Nick Wirth, dyrektor techniczny:
Lucas i jego inżynierowie kontynuowali spokojny weekend i wykonał on dobrą robotę podczas kwalifikacji. Sądzę, że ma jak dotychczas świetny sezon debiutancki. Timo nie był zadowolony z niektórych zmian w ustawieniach części rozwojowych i to sprawiło, że ocena opon z trzeciego treningu była trudniejsza. Pomyślnie wróciliśmy na kwalifikacje do ustawień z piątku, jednak wybór opcjonalnej opony na jego pierwszy wyjazd był zły i Timo nie był w stanie wyciągnąć maksimum ze swojego ostatniego przejazdu na głównej mieszance. Jak zawsze, będziemy starać się dojechać do mety wyścigu dwoma samochodami.
(Piotr Bogucki)
_
HRT F1 Team
Karun Chandhok (P23):
Jestem bardzo zadowolony z przebiegu dzisiejszego dnia. Mieliśmy bardzo dobrą sesję treningową rano i pobawiliśmy się z ustawieniami elektroniki w moim bolidzie, co było bardzo pomocne na kwalifikacje. Moje najszybsze okrążenie było całkiem dobre: nigdy nie ma tutaj czysto, jednak myślę, że wyciągnąłem maksimum z bolidu tego popołudnia. Jutro oczekiwane są ponownie wysokie temperatury, więc będzie to ciężki wyścig dla bolidów, opon i kierowców. Nasze tempo wyścigowe ogólnie było dobre i z niecierpliwością czekam na jutrzejszy, długi wyścig.
Bruno Senna (P24):
To była trudna sesja kwalifikacyjna, gdy tor się trochę poprawił. Jednakże nie poskładałem najlepszego okrążenia i straciłem dużo czasu. Niestety nie byłem w stanie uzyskać lepszego rezultatu. Jutro czeka nas długi wyścig i mam nadzieję na wykonanie lepszej roboty od dzisiejszej.
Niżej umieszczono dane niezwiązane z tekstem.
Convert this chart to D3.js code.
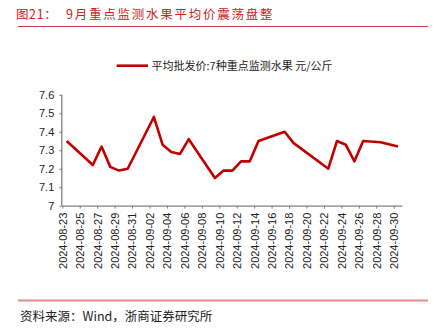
<!DOCTYPE html>
<html>
<head>
<meta charset="utf-8">
<script src="https://cdn.jsdelivr.net/npm/d3@7"></script>
<style>
html,body{margin:0;padding:0;background:#fff;}
svg{display:block;}
</style>
</head>
<body>
<svg id="c" width="434" height="333"></svg>
<script>
const dates = ["2024-08-23","2024-08-26","2024-08-27","2024-08-28","2024-08-29","2024-08-30",
  "2024-09-02","2024-09-03","2024-09-04","2024-09-05","2024-09-06","2024-09-09","2024-09-10",
  "2024-09-11","2024-09-12","2024-09-13","2024-09-14","2024-09-17","2024-09-18","2024-09-22",
  "2024-09-23","2024-09-24","2024-09-25","2024-09-26","2024-09-28","2024-09-30"];
const values = [7.35,7.22,7.32,7.21,7.19,7.20,
  7.48,7.33,7.29,7.28,7.36,7.15,7.19,
  7.19,7.24,7.24,7.35,7.40,7.34,7.20,
  7.35,7.33,7.24,7.35,7.343,7.32];
const tickLabels = ["2024-08-23","2024-08-25","2024-08-27","2024-08-29","2024-08-31","2024-09-02",
  "2024-09-04","2024-09-06","2024-09-08","2024-09-10","2024-09-12","2024-09-14","2024-09-16",
  "2024-09-18","2024-09-20","2024-09-22","2024-09-24","2024-09-26","2024-09-28","2024-09-30"];
const yTicks = [7,7.1,7.2,7.3,7.4,7.5,7.6];
const seriesName = "平均批发价:7种重点监测水果 元/公斤";
const titlePrefix = "图21：";
const titleText = "9月重点监测水果平均价震荡盘整";
const sourceText = "资料来源：Wind，浙商证券研究所";

const svg = d3.select("#c");
const parse = d3.utcParse("%Y-%m-%d");
const fmt = d3.utcFormat("%Y-%m-%d");
const sans = "'Liberation Sans', Arial, sans-serif";
const cjk = "'Noto Sans CJK SC', sans-serif";

// title
svg.append("text").attr("x",16).attr("y",19).attr("fill","#cc2222")
  .attr("font-family",cjk).attr("font-size",12.5).attr("letter-spacing","0.6px").text(titlePrefix);
svg.append("text").attr("x",66).attr("y",19).attr("fill","#cc2222")
  .attr("font-family",cjk).attr("font-size",12.5).attr("letter-spacing","1.75px").text(titleText);
svg.append("line").attr("x1",18).attr("x2",428).attr("y1",26.5).attr("y2",26.5)
  .attr("stroke","#d43a3a").attr("stroke-width",1);

// scales
const x = d3.scaleUtc().domain([parse("2024-08-23"), parse("2024-10-01")]).range([62.3, 402.4]);
const y = d3.scaleLinear().domain([7,7.6]).range([205.7, 94.8]);
const half = 12*3600*1000;

// axes
const axisColor = "#808080";
const yAxis = svg.append("g").attr("transform","translate(62.3,0)")
  .call(d3.axisLeft(y).tickValues(yTicks).tickSize(3).tickPadding(5).tickFormat(d3.format("~g")));
const xAxis = svg.append("g").attr("transform","translate(0,205.7)")
  .call(d3.axisBottom(x).tickValues(tickLabels.map(parse)).tickSize(3).tickFormat(fmt));
[yAxis,xAxis].forEach(g=>{
  g.select(".domain").attr("stroke",axisColor).attr("stroke-width",1.3);
  g.selectAll(".tick line").attr("stroke",axisColor).attr("stroke-width",1);
  g.selectAll("text").attr("font-family",sans).attr("font-size",11).attr("fill","#222");
});
xAxis.select(".domain").attr("d","M62.3,0.5H402.4");
yAxis.select(".domain").attr("d","M-0.5,205.7V94.8");
xAxis.selectAll(".tick text")
  .attr("transform","rotate(-90)")
  .attr("text-anchor","end")
  .attr("x",-7).attr("y",0).attr("dy","0.35em");

// line
const data = dates.map((d,i)=>({date:new Date(parse(d).getTime()+half), v:values[i]}));
svg.append("path").datum(data)
  .attr("fill","none").attr("stroke","#c00000").attr("stroke-width",2.6)
  .attr("stroke-linejoin","round")
  .attr("d", d3.line().x(d=>x(d.date)).y(d=>y(d.v)));

// legend
svg.append("line").attr("x1",116.7).attr("x2",148).attr("y1",65.7).attr("y2",65.7)
  .attr("stroke","#c00000").attr("stroke-width",2.6);
svg.append("text").attr("x",151.5).attr("y",69.5).attr("font-family",cjk)
  .attr("font-size",11).attr("fill","#222").text(seriesName);

// bottom
svg.append("line").attr("x1",18).attr("x2",428).attr("y1",300.5).attr("y2",300.5)
  .attr("stroke","#e58a8a").attr("stroke-width",2);
svg.append("text").attr("x",20).attr("y",320.5).attr("font-family",cjk)
  .attr("font-size",12.5).attr("fill","#222").text(sourceText);
</script>
</body>
</html>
Colin Kolles, szef zespołu:
Oczekiwaliśmy dziś lepszego rezultatu. Mimo, że naprawiliśmy problemy, które mieliśmy w obu bolidach wczoraj, to jednak niestety nie byliśmy w stanie mieć takich osiągów, jak w poprzednich wyścigach. Czasy okrążeń nowych zespołów są zbliżone i nawet mały błąd na torze ulicznym jak ten spycha cię na koniec stawki. Jednakże będziemy przygotowani na jutrzejszy wyścig i mamy nadzieję ponownie walczyć o pozycje z innymi zespołami.